“Shana tova, may you be inscribed for a sweet year!”
I still vividly remember exchanging these words with friends and family at our synagogue in Cleveland last year as we celebrated the start of the Jewish New Year, Rosh Hashanah and Yom Kippur. I had a big year ahead of me, and I knew exactly what I wanted from my own sweet year: health for my family, success in my classes, a wonderful senior prom and to spend the next Rosh Hashanah at the college of my dreams — Harvard University.
We all enter the new year — be it the Jewish year or just another year of school — with our own conception of what will make it sweet. We all have hopes, plans and dreams, and we figure that these have to become realities in order for the next 12 months to be fun and fulfilling. So many of us are dead-set on getting exactly what we want, and the thought of events going in any way other than this perfect plan makes us shudder. We cast aside any notion of taking risks and trying new things in order to avoid losing our idealized vision of the year. By doing so, we risk missing out on the new adventures and experiences that might actually make the year special.

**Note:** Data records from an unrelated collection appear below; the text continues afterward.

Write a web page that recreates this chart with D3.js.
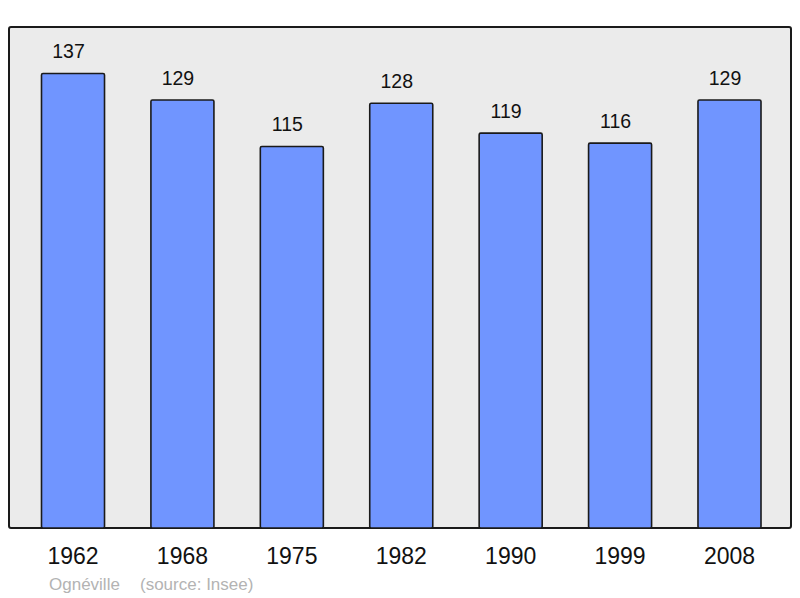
<!DOCTYPE html>
<html>
<head>
<meta charset="utf-8">
<script src="https://cdn.jsdelivr.net/npm/d3@7"></script>
<style>
  body { margin: 0; background: #fff; }
  svg { display: block; font-family: "Liberation Sans", Arial, sans-serif; }
</style>
</head>
<body>
<div id="chart"></div>
<script>
// Population data
const years = ["1962", "1968", "1975", "1982", "1990", "1999", "2008"];
const population = [137, 129, 115, 128, 119, 116, 129];
const commune = "Ognéville";
const source = "(source: Insee)";

const width = 800;
const height = 598;
const frame = { left: 9, top: 27, right: 791, bottom: 528 };

const svg = d3.select("#chart")
  .append("svg")
  .attr("width", width)
  .attr("height", height);

// Background frame
svg.append("rect")
  .attr("x", frame.left)
  .attr("y", frame.top)
  .attr("width", frame.right - frame.left)
  .attr("height", frame.bottom - frame.top)
  .attr("rx", 2)
  .attr("fill", "#ebebeb")
  .attr("stroke", "#1a1a1a")
  .attr("stroke-width", 2);

// Scales
const x = d3.scaleBand()
  .domain(years)
  .range([18.3, 784.2])
  .paddingInner(0.424)
  .paddingOuter(0.212);

const y = d3.scaleLinear()
  .domain([0, 151])
  .range([frame.bottom, frame.top]);

const data = years.map((yr, i) => ({ year: yr, value: population[i] }));

// Bars
svg.selectAll("rect.bar")
  .data(data)
  .enter()
  .append("rect")
  .attr("class", "bar")
  .attr("x", (d) => x(d.year))
  .attr("y", (d) => y(d.value))
  .attr("width", x.bandwidth())
  .attr("height", (d) => y(0) - y(d.value))
  .attr("rx", 1.5)
  .attr("fill", "#7095ff")
  .attr("stroke", "#1a1a1a")
  .attr("stroke-width", 1.6);

// Value labels (sit slightly left of the bar centre, as in the original)
svg.selectAll("text.value")
  .data(data)
  .enter()
  .append("text")
  .attr("class", "value")
  .attr("x", (d) => x(d.year) + x.bandwidth() / 2 - 4.5)
  .attr("y", (d) => y(d.value) - 15)
  .attr("text-anchor", "middle")
  .attr("font-size", "19.5px")
  .attr("fill", "#111")
  .text((d) => d.value);

// X axis labels (years)
const xAxis = svg.append("g")
  .attr("transform", `translate(0, ${frame.bottom})`)
  .call(d3.axisBottom(x).tickSize(0).tickPadding(0));
xAxis.select(".domain").remove();
xAxis.selectAll("text")
  .attr("dy", null)
  .attr("y", 36)
  .attr("font-size", "23px")
  .attr("font-family", "Liberation Sans, Arial, sans-serif")
  .attr("fill", "#111");

// Footer
svg.append("text")
  .attr("x", 49)
  .attr("y", 590)
  .attr("font-size", "17px")
  .attr("fill", "#b3b3b3")
  .text(commune);

svg.append("text")
  .attr("x", 140)
  .attr("y", 590)
  .attr("font-size", "17px")
  .attr("fill", "#b3b3b3")
  .text(source);
</script>
</body>
</html>
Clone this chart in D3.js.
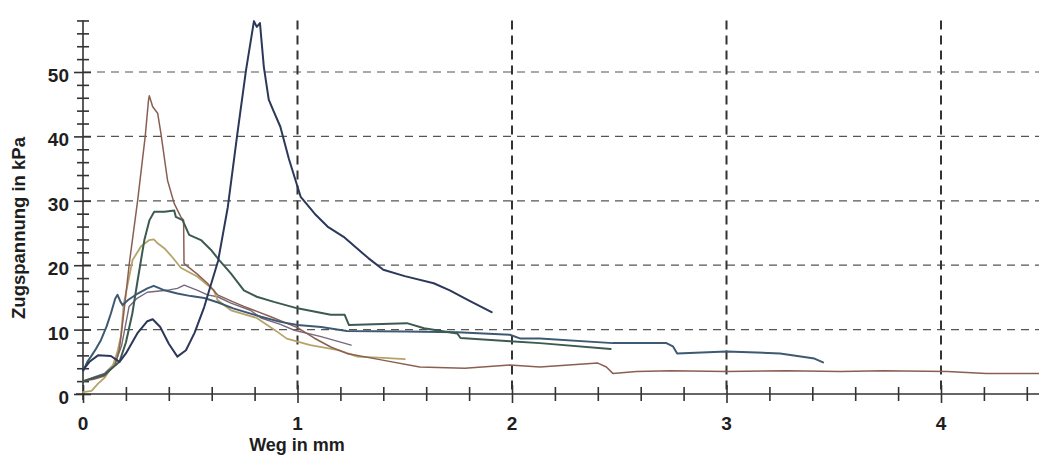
<!DOCTYPE html>
<html>
<head>
<meta charset="utf-8">
<script src="https://cdn.jsdelivr.net/npm/d3@7"></script>
<style>
	body { margin: 0; background: #fff; }
	svg text { font-family: "Liberation Sans", Arial, sans-serif; fill: #1e1e1e; }
	.grid-h { stroke: #555; stroke-width: 1.2; stroke-dasharray: 8,6; }
	.grid-v { stroke: #333; stroke-width: 2; stroke-dasharray: 9,6; }
	.curve { fill: none; stroke-linejoin: round; stroke-linecap: round; }
</style>
</head>
<body>
<svg id="chart" width="1039" height="455"></svg>
<script>

// Weg in mm / Zugspannung in kPa
var navy = [[0,3.7],[0.03,5],[0.07,6],[0.13,5.9],[0.17,5.0],[0.2,6.3],[0.255,9.5],[0.3,11.3],[0.325,11.6],
	[0.36,10.4],[0.4,7.8],[0.44,5.8],[0.48,6.8],[0.52,9.5],[0.565,13.5],[0.63,20.7],[0.675,29],[0.72,40.5],
	[0.76,50.3],[0.797,57.9],[0.81,57],[0.825,57.6],[0.843,50.8],[0.866,45.7],[0.885,44.2],[0.92,41.5],
	[0.96,36.5],[1.015,30.6],[1.08,28],[1.14,26],[1.215,24.4],[1.33,21.1],[1.4,19.3],[1.5,18.3],[1.635,17.2],
	[1.71,16.1],[1.8,14.5],[1.905,12.7]];

var brown = [[0,2.0],[0.05,2.3],[0.1,2.8],[0.15,4.5],[0.17,7],[0.19,12.5],[0.216,20.3],[0.255,30.1],[0.29,40],
	[0.305,45.5],[0.309,46.3],[0.325,44.6],[0.348,43.6],[0.363,40.5],[0.394,33.2],[0.425,29.6],[0.456,27.5],
	[0.469,27],[0.471,20.3],[0.48,20],[0.53,18.7],[0.58,17.2],[0.627,15.4],[0.7,14.3],[0.75,13.6],[0.875,12],
	[1.0,10.3],[1.077,8.7],[1.155,7.3],[1.23,6.3],[1.39,5.3],[1.57,4.2],[1.78,4.0],[1.99,4.5],[2.13,4.2],
	[2.4,4.8],[2.44,4.2],[2.47,3.2],[2.58,3.5],[2.74,3.6],[3.0,3.5],[3.28,3.6],[3.53,3.5],[3.73,3.6],
	[4.03,3.5],[4.21,3.2],[4.46,3.2]];

var green = [[0,2],[0.1,3],[0.17,5],[0.2,8],[0.23,12.5],[0.255,17.7],[0.286,23.9],[0.31,27],[0.332,28.3],
	[0.38,28.3],[0.425,28.5],[0.433,27.5],[0.464,27],[0.495,24.7],[0.55,23.9],[0.596,22.4],[0.635,20.8],
	[0.69,18.7],[0.75,16.1],[0.81,15.1],[0.89,14.3],[1.0,13.3],[1.155,12.3],[1.22,12.3],[1.24,10.7],
	[1.51,11],[1.59,10.2],[1.745,9.4],[1.76,8.7],[1.99,8.2],[2.13,7.9],[2.46,7.0]];

var khaki = [[0,0.3],[0.04,0.5],[0.07,1.6],[0.1,2.5],[0.14,4.5],[0.16,6.5],[0.177,9],[0.19,14],[0.231,20.8],
	[0.27,22.9],[0.309,23.9],[0.33,24.0],[0.348,23.4],[0.38,22.6],[0.41,21.5],[0.456,19.6],[0.534,18.2],
	[0.61,16.1],[0.627,14.6],[0.69,13],[0.81,11.8],[0.9,9.8],[0.95,8.6],[1.06,7.6],[1.19,6.8],[1.28,5.8],
	[1.4,5.6],[1.5,5.4]];

var steel = [[0,3.5],[0.02,5.0],[0.037,5.8],[0.06,7],[0.084,8.4],[0.11,10.5],[0.13,12.5],[0.15,14.8],
	[0.161,15.4],[0.175,14.3],[0.185,13.8],[0.21,14.6],[0.255,15.6],[0.3,16.4],[0.33,16.8],[0.38,16.1],
	[0.44,15.6],[0.503,15.2],[0.565,14.9],[0.63,14.2],[0.7,13.3],[0.83,12],[0.92,11.2],[1.0,10.7],
	[1.11,10.4],[1.23,9.8],[1.5,9.7],[1.745,9.6],[1.99,9.2],[2.04,8.6],[2.13,8.6],[2.47,7.9],[2.72,7.9],
	[2.75,7.4],[2.77,6.3],[3.0,6.6],[3.25,6.3],[3.41,5.5],[3.45,4.9]];

var mauve = [[0,2],[0.05,2.6],[0.1,3.2],[0.15,4.8],[0.18,7.5],[0.2,11],[0.215,13.6],[0.25,14.8],[0.3,15.8],
	[0.39,16.1],[0.44,16.4],[0.472,16.9],[0.534,16.1],[0.58,15.4],[0.627,15.1],[0.69,14.1],[0.78,13],
	[0.83,11.8],[0.92,10.8],[0.985,9.9],[1.11,8.9],[1.25,7.6]];

var curves = [
	{ name: 'mauve', values: mauve, color: '#76687c', width: 1.4 },
	{ name: 'khaki', values: khaki, color: '#b5a469', width: 1.8 },
	{ name: 'brown', values: brown, color: '#8a5f52', width: 1.5 },
	{ name: 'steel', values: steel, color: '#3d5a72', width: 2 },
	{ name: 'green', values: green, color: '#3c5a50', width: 2 },
	{ name: 'navy', values: navy, color: '#2b3859', width: 2 }
];

var yTicks = [0, 10, 20, 30, 40, 50];
var xTicks = [0, 1, 2, 3, 4];

var svg = d3.select('#chart');

var x = d3.scaleLinear().domain([0, 4.46]).range([83, 83 + 4.46*214.5]);
var y = d3.scaleLinear().domain([0, 58]).range([394, 394 - 58*6.44]);

// grid
svg.append('g').selectAll('line')
	.data(yTicks.slice(1)).enter()
	.append('line')
		.attr('class', 'grid-h')
		.attr('x1', x(0)).attr('x2', 1039)
		.attr('y1', function(d) { return y(d); })
		.attr('y2', function(d) { return y(d); });

svg.append('g').selectAll('line')
	.data(xTicks.slice(1)).enter()
	.append('line')
		.attr('class', 'grid-v')
		.attr('x1', function(d) { return x(d); })
		.attr('x2', function(d) { return x(d); })
		.attr('y1', y(58)).attr('y2', y(0));

// axes, ticks crossing the line both ways
var yAxis = d3.axisLeft(y).tickValues(d3.range(0, 58.1, 2)).tickSize(6).tickFormat('');
var gy = svg.append('g').attr('transform', 'translate(' + x(0) + ',0)').call(yAxis);
gy.select('.domain').remove();
gy.selectAll('.tick line')
	.attr('x1', function(d) { return d % 10 == 0 ? -9 : -6; })
	.attr('x2', function(d) { return d % 10 == 0 ? 8 : 6; })
	.attr('stroke', '#333').attr('stroke-width', 1.6);
gy.append('line')
	.attr('x1', 0).attr('x2', 0)
	.attr('y1', y(58)).attr('y2', y(0) + 6)
	.attr('stroke', '#333').attr('stroke-width', 1.6);

var xAxis = d3.axisBottom(x).tickValues(d3.range(0, 4.45, 0.2)).tickSize(6).tickFormat('');
var gx = svg.append('g').attr('transform', 'translate(0,' + y(0) + ')').call(xAxis);
gx.select('.domain').remove();
gx.selectAll('.tick line')
	.attr('y1', function(d) { return Math.abs(d - Math.round(d)) < 0.01 ? -9 : -7; })
	.attr('y2', function(d) { return Math.abs(d - Math.round(d)) < 0.01 ? 9 : 7; })
	.attr('stroke', '#333').attr('stroke-width', 1.6);
gx.append('line')
	.attr('x1', x(0) - 7).attr('x2', 1039)
	.attr('y1', 0).attr('y2', 0)
	.attr('stroke', '#333').attr('stroke-width', 1.6);

// tick labels
svg.append('g').selectAll('text')
	.data(yTicks).enter()
	.append('text')
		.attr('text-anchor', 'end')
		.attr('x', 69)
		.attr('y', function(d) { return y(d) + 10; })
		.attr('font-size', 19)
		.attr('font-weight', 'bold')
		.text(function(d) { return d; });

svg.append('g').selectAll('text')
	.data(xTicks).enter()
	.append('text')
		.attr('text-anchor', 'middle')
		.attr('x', function(d) { return x(d); })
		.attr('y', 430)
		.attr('font-size', 19)
		.attr('font-weight', 'bold')
		.text(function(d) { return d; });

svg.append('text')
	.attr('text-anchor', 'middle')
	.attr('x', 297).attr('y', 451)
	.attr('font-size', 18)
	.attr('font-weight', 'bold')
	.text('Weg in mm');

svg.append('text')
	.attr('text-anchor', 'middle')
	.attr('transform', 'translate(25,228) rotate(-90)')
	.attr('font-size', 18.5)
	.attr('font-weight', 'bold')
	.text('Zugspannung in kPa');

// curves
var line = d3.line()
	.x(function(d) { return x(d[0]); })
	.y(function(d) { return y(d[1]); });

svg.append('g').selectAll('path')
	.data(curves).enter()
	.append('path')
		.attr('class', function(d) { return 'curve ' + d.name; })
		.attr('stroke', function(d) { return d.color; })
		.attr('stroke-width', function(d) { return d.width; })
		.attr('d', function(d) { return line(d.values); });

</script>
</body>
</html>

Here at Yale, a new haven for many of the super motivated overachievers of the world, we can especially get caught up in the details of what exactly we want. As a freshman, we know we want to take seminar X, join a cappella group Y and get impressive internship Z. We plan on joining these three clubs, starting on our athletic team, acing our classes and fitting in a hookup at Toad’s while we’re at it. But by detailing our existence so perfectly, we potentially lose the sweetest part of each year: the surprises, the fresh starts, the unanticipated pleasures that turn up on our doorstep.
This makes Yale a place to take advantage of the unexpected. Service groups, performance groups, and chances to see and do and meet and try new things surround us. Now could be our chance to join all of them. But we need to remember to also join the groups we didn’t know existed, or never planned on joining. Our lives will be sweeter when we look for the Master’s Tea with someone we’ve never heard of, or the leader in a field we know virtually nothing about.
Now, I’m not advocating that we abandon our dreams. We all should have something to strive toward and prepare for; it can give us focus and purpose. But we should not become so obsessed with our desires, so convinced that there’s only one way to have a “sweet year,” that we shut out all possibility for re-evaluation and reinvention. A year can veer away from the “plan” and still be the best one yet; in fact, it is the cases of the unexpected that make years truly memorable.
As I look back at the past year, it’s amazing to think about how different it was than what I initially planned. Success in my classes came with a lot more struggle than I had thought. I went to prom with someone who I didn’t even know at the start of the year. And my dream college? Sometimes we dream about attaining one goal and then are lucky enough to end up with something even better. Like so many of you, I’m here at the school that’s just right for me. Life honestly couldn’t be sweeter.
So shana tova, everyone, have a sweet, exciting, outstanding 5774. I hope many of your wishes come true. And the ones that don’t? I hope you find something even better instead.